Au cours des années 1970, quelques universités canadiennes ont commencé à élaborer des programmes d'études en collaboration avec des résidents du Nord. Il y a eu ensuite des partenariats entre des établissements du Nord et du Sud, ce qui a permis aux premiers de signaler dans quel domaine ils avaient besoin de conseils spécialisés. Aujourd'hui, beaucoup de gens du Nord jouent un rôle important dans les activités des écoles où on respecte la culture locale et où on utilise souvent aussi bien la langue de la région que celle de l'État. Le manuel The Northern Circumpolar World constitue un exemple de l'excellent matériel pédagogique circumpolaire qui commence à être disponible; des illustrations extraites de cet ouvrage figuraient dans les documents diffusés à l'occasion de la cérémonie marquant la création du Conseil de l'Arctique. Ce manuel a été réalisé en collaboration avec le gouvernement des Territoires du Nord-Ouest et publié à Edmonton en 1996 par Reidmore Books237. Ce sont là des éléments positifs, mais il reste encore des lacunes à combler en ce qui concerne le financement, l'accès au matériel pédagogique et la pénurie de personnel spécialisé.

Le Canada a également montré la voie pour l'utilisation des technologies de télécommunication comme les satellites, la télévision et, maintenant, Internet. Ces technologies ne constituent cependant pas une solution magique pour régler ces problèmes complexes, mais elles jouent un rôle important dans le nord du Canada, et ce modèle peut être appliqué ailleurs. Comme Oran Young l'a dit au Comité, «J'entrevois beaucoup de possibilités à propos des technologies de pointe qui permettront d'atteindre des objectifs assez simples en matière d'acquisition de capacités [40:17]». Un expert canadien écrivait à ce sujet en 1994 :

Les récentes innovations technologiques ont créé des possibilités nouvelles pour les partenariats entre le Nord et le Sud. En utilisant diverses technologies mieux adaptées à la situation dans le Nord que l'ancien matériel imprimé, l'éducation à distance permet aux élèves du Nord d'avoir accès à l'ensemble des ressources pédagogiques du Sud. Actuellement, il manque toutefois des structures leur permettant de faire cela tout en respectant les modes d'apprentissage propres à leur culture, surtout en matière d'apprentissage coopératif. L'informatique peut fournir cet élément critique en permettant à des élèves du Nord éloignés les uns des autres de communiquer entre eux ou avec un enseignant du Sud, de consulter des bases de données quel que soit l'endroit où elles sont installées et la forme sous laquelle elles sont accessibles, et d'utiliser des modes d'expression plus compatibles avec leur culture que ceux qui sont acceptables dans les programmes en place dans le Sud238.
C'est également l'avis de David Malcolm, de l'Institut de recherche Aurora, qui explique, dans un mémoire au Comité, qu'«il faut mettre davantage l'accent sur l'utilisation des satellites dans l'éducation à distance afin que les élèves puissent utiliser des méthodes d'apprentissage interactives sans partir de chez eux. L'éducation à distance peut paraître coûteuse, mais elle ne l'est guère par rapport au prix que coûtent les longs déplacements nécessaires dans l'Arctique239».
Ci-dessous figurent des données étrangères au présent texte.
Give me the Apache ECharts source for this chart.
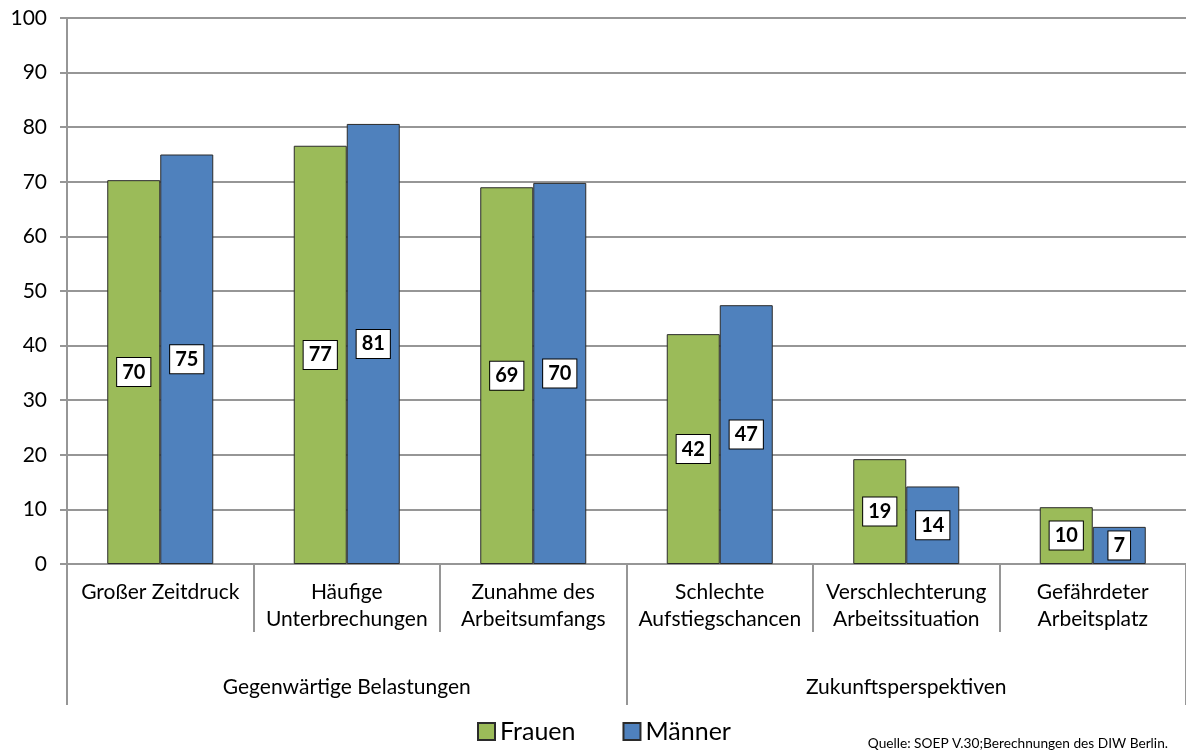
<!DOCTYPE html>
<html>
<head>
<meta charset="utf-8">
<script src="https://cdn.jsdelivr.net/npm/echarts@6/dist/echarts.min.js"></script>
<style>
  html, body { margin: 0; padding: 0; background: #fff; }
  #chart { width: 1186px; height: 755px; }
</style>
</head>
<body>
<div id="chart"></div>
<script>
// Kategorien und Gruppen
const categories = [
  'Großer Zeitdruck',
  'Häufige\nUnterbrechungen',
  'Zunahme des\nArbeitsumfangs',
  'Schlechte\nAufstiegschancen',
  'Verschlechterung\nArbeitssituation',
  'Gefährdeter\nArbeitsplatz'
]
const groups = ['Gegenwärtige Belastungen', 'Zukunftsperspektiven']

// Werte (in Prozent)
const frauen = [70.3, 76.6, 69.0, 42.1, 19.2, 10.4]
const maenner = [75.0, 80.6, 69.8, 47.4, 14.2, 6.8]

const yTicks = { min: 0, max: 100, interval: 10 }
const sourceNote = 'Quelle: SOEP V.30;Berechnungen des DIW Berlin.'

const FONT = 'Lato, "Noto Sans", sans-serif'
const axisGrey = '#969696'

const chart = echarts.init(document.getElementById('chart'))

const barLabel = {
  show: true,
  position: 'inside',
  formatter: (p) => Math.round(p.value),
  fontFamily: FONT,
  fontWeight: 'bold',
  fontSize: 20,
  color: '#000',
  backgroundColor: '#fff',
  borderColor: '#000',
  borderWidth: 1,
  padding: [5, 5, 3, 5]
}

const option = {
  animation: false,
  textStyle: { fontFamily: FONT },
  grid: {
    left: 67,
    right: -4,
    top: 18,
    bottom: 191,
    containLabel: false
  },
  legend: {
    left: 472,
    top: 714,
    itemWidth: 17,
    itemHeight: 17,
    itemGap: 47,
    icon: 'rect',
    textStyle: { fontSize: 25, color: '#000', fontFamily: FONT },
    data: ['Frauen', 'Männer']
  },
  graphic: [
    {
      type: 'text',
      right: 18,
      bottom: 4,
      style: {
        text: sourceNote,
        font: '13.7px ' + FONT,
        fill: '#000'
      }
    }
  ],
  xAxis: [
    {
      type: 'category',
      data: categories,
      position: 'bottom',
      axisLine: { lineStyle: { color: axisGrey, width: 2 } },
      axisTick: {
        show: true,
        alignWithLabel: false,
        length: 68,
        lineStyle: { color: axisGrey, width: 2 }
      },
      axisLabel: {
        interval: 0,
        margin: 15,
        fontSize: 21,
        lineHeight: 27,
        color: '#000',
        fontFamily: FONT
      },
      splitLine: { show: false }
    },
    {
      type: 'category',
      data: groups,
      position: 'bottom',
      axisLine: { show: false },
      axisTick: {
        show: true,
        alignWithLabel: false,
        length: 141,
        lineStyle: { color: axisGrey, width: 2 }
      },
      axisLabel: {
        interval: 0,
        margin: 113,
        fontSize: 21,
        color: '#000',
        fontFamily: FONT
      },
      splitLine: { show: false }
    }
  ],
  yAxis: {
    type: 'value',
    min: yTicks.min,
    max: yTicks.max,
    interval: yTicks.interval,
    axisLine: { show: true, lineStyle: { color: axisGrey, width: 2 } },
    axisTick: { show: true, length: 7, lineStyle: { color: axisGrey, width: 2 } },
    axisLabel: {
      margin: 20,
      fontSize: 21,
      color: '#000',
      fontFamily: FONT
    },
    splitLine: { lineStyle: { color: axisGrey, width: 2 } }
  },
  series: [
    {
      name: 'Frauen',
      type: 'bar',
      xAxisIndex: 0,
      data: frauen,
      barWidth: 53,
      barGap: '0%',
      itemStyle: { color: '#9BBB59', borderColor: '#2b2b2b', borderWidth: 1 },
      label: barLabel,
      z: 3
    },
    {
      name: 'Männer',
      type: 'bar',
      xAxisIndex: 0,
      data: maenner,
      barWidth: 53,
      barGap: '0%',
      itemStyle: { color: '#4F81BD', borderColor: '#2b2b2b', borderWidth: 1 },
      label: barLabel,
      z: 3
    }
  ]
}

chart.setOption(option)
</script>
</body>
</html>
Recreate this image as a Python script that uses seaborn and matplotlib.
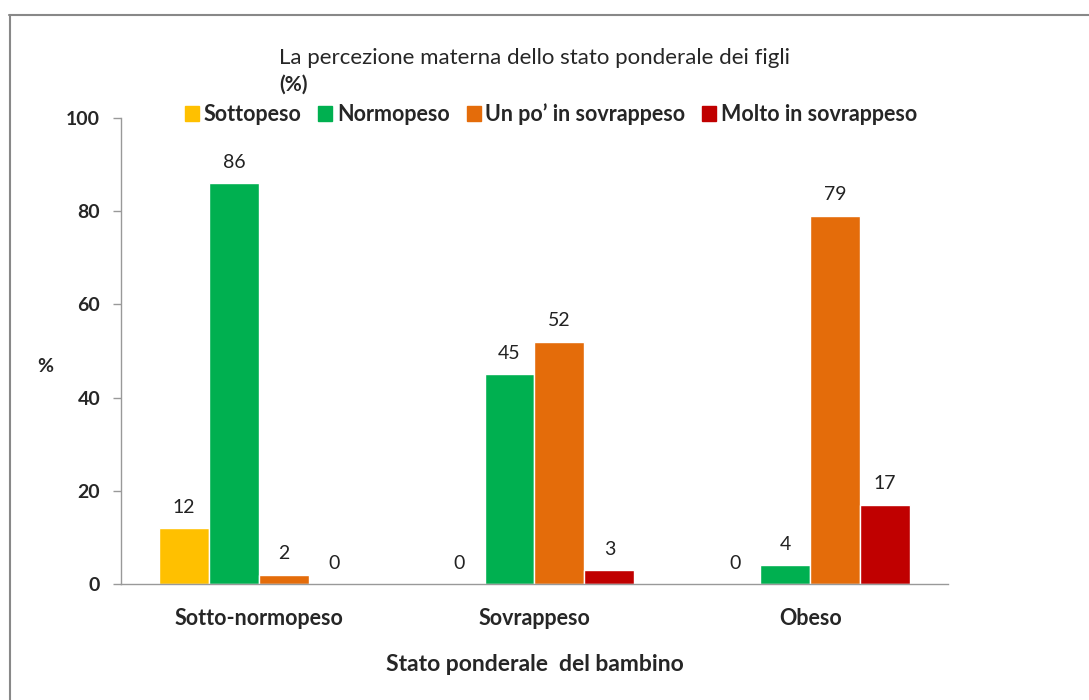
import pandas as pd
import numpy as np
import matplotlib.pyplot as plt
import seaborn as sns
from matplotlib.lines import Line2D
from matplotlib.ticker import FixedLocator

# data
categories = ['Sotto-normopeso', 'Sovrappeso', 'Obeso']
perceptions = ['Sottopeso', 'Normopeso', "Un po\u2019 in sovrappeso", 'Molto in sovrappeso']
sottopeso = [12, 0, 0]
normopeso = [86, 45, 4]
un_po_sovrappeso = [2, 52, 79]
molto_sovrappeso = [0, 3, 17]
colors = ['#FFC000', '#00B050', '#E46C0A', '#C00000']
y_ticks = [0, 20, 40, 60, 80, 100]


def main():
    rows = []
    for name, vals in zip(perceptions, [sottopeso, normopeso, un_po_sovrappeso, molto_sovrappeso]):
        for cat, v in zip(categories, vals):
            rows.append({'stato': cat, 'percezione': name, 'valore': v})
    data = pd.DataFrame(rows)

    sns.set_theme(style="white")
    plt.rcParams['font.family'] = ['Lato', 'DejaVu Sans']
    fig = plt.figure(figsize=(10.89, 7), dpi=100)
    ax = fig.add_axes([0.1111, 0.1657, 0.7594, 0.6657])

    g = sns.barplot(
        data=data,
        x='stato',
        y='valore',
        hue='percezione',
        hue_order=perceptions,
        order=categories,
        palette=colors,
        width=0.725,
        saturation=1,
        ax=ax)

    for cont in ax.containers:
        ax.bar_label(cont, labels=[f'{v:.0f}' for v in cont.datavalues],
                     padding=9, fontsize=14, color='#222222')

    ax.set_ylim(0, 100)
    ax.set_xlim(-0.5, 2.5)
    ax.set_yticks(y_ticks)
    ax.set_yticklabels([str(t) for t in y_ticks], fontsize=14, fontweight='bold')
    ax.xaxis.set_minor_locator(FixedLocator([-0.5, 0.5, 1.5, 2.5]))
    ax.tick_params(axis='x', which='major', length=0, pad=17, labelsize=15.5)
    ax.tick_params(axis='x', which='minor', length=10, width=1, color='#999999', direction='out')
    ax.tick_params(axis='y', length=6, width=1, color='#999999', direction='out', pad=9, left=True)
    for lbl in ax.get_xticklabels():
        lbl.set_fontweight('bold')

    g.set_xlabel('Stato ponderale  del bambino', fontsize=16.5, fontweight='bold', labelpad=18)
    g.set_ylabel('')
    fig.text(45 / 1089, 1 - 367 / 700, '%', fontsize=14, fontweight='bold',
             ha='center', va='center')
    sns.despine(ax=ax)
    for s in ['left', 'bottom']:
        ax.spines[s].set_color('#999999')
        ax.spines[s].set_linewidth(1)

    ax.legend_.remove()
    handles = [plt.Rectangle((0, 0), 1, 1, color=c) for c in colors]
    fig.legend(handles, perceptions, ncol=4, loc='center',
               bbox_to_anchor=(0.506, 0.837), frameon=False,
               prop={'size': 15.5, 'weight': 'bold'},
               handlelength=0.65, handleheight=0.65, handletextpad=0.2,
               columnspacing=0.8, borderaxespad=0)

    fig.text(279 / 1089, 1 - 58 / 700, 'La percezione materna dello stato ponderale dei figli',
             fontsize=16, ha='left', va='center')
    fig.text(279 / 1089, 1 - 85 / 700, '(%)', fontsize=15, ha='left', va='center',
             fontweight='bold')

    # outer chart frame
    fig.add_artist(Line2D([9.5 / 1089, 9.5 / 1089], [0, 1 - 14.5 / 700],
                          transform=fig.transFigure, color='#888888', lw=1.5))
    fig.add_artist(Line2D([9 / 1089, 1], [1 - 14.5 / 700, 1 - 14.5 / 700],
                          transform=fig.transFigure, color='#888888', lw=1.5))

    fig.savefig('out.png', dpi=100)


if __name__ == '__main__':
    main()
On trouve un exemple de la popularité de ces nouvelles technologies dans l'Arctique canadien à Rankin Inlet, dans les Territoires du Nord-Ouest où un sur cinq de ses 2 000 résidents a maintenant une adresse électronique et où un centre informatique muni de 17 ordinateurs, baptisé Igalaaq («fenêtre»), permet aux élèves et aux autres habitants de naviguer sur Internet. Ces élèves ont récemment pu s'entretenir en direct avec des élèves d'Australie et de Hawaï et ils ont pu ainsi donner, à des jeunes habitants d'autres continents, des explications au sujet de questions présentant un grand intérêt culturel comme l'importance de la chasse à la baleine pour leur subsistance. Ce type d'éducation n'est pas censé remplacer les éléments plus traditionnels, et comme l'a déclaré le directeur de l'école locale : «L'ordinateur ne vous tiendra pas chaud en pleine nature240.» C'est néanmoins une façon prometteuse de compenser l'éloignement de l'Arctique par rapport aux centres d'information du Sud et d'aider les jeunes résidents de l'Arctique à avoir plus confiance en eux. Cette initiative a réussi grâce aux efforts extraordinaires de Bill Belsey, professeur d'informatique, et à la coopération de Sakku Investments, la société s'occupant du développement des activités commerciales pour l'Association régionale inuit, avec le ministère de l'Industrie du gouvernement fédéral. Ce qui se passe à Rankin Inlet est encore peu répandu, mais sera vraisemblablement imité dans d'autres régions.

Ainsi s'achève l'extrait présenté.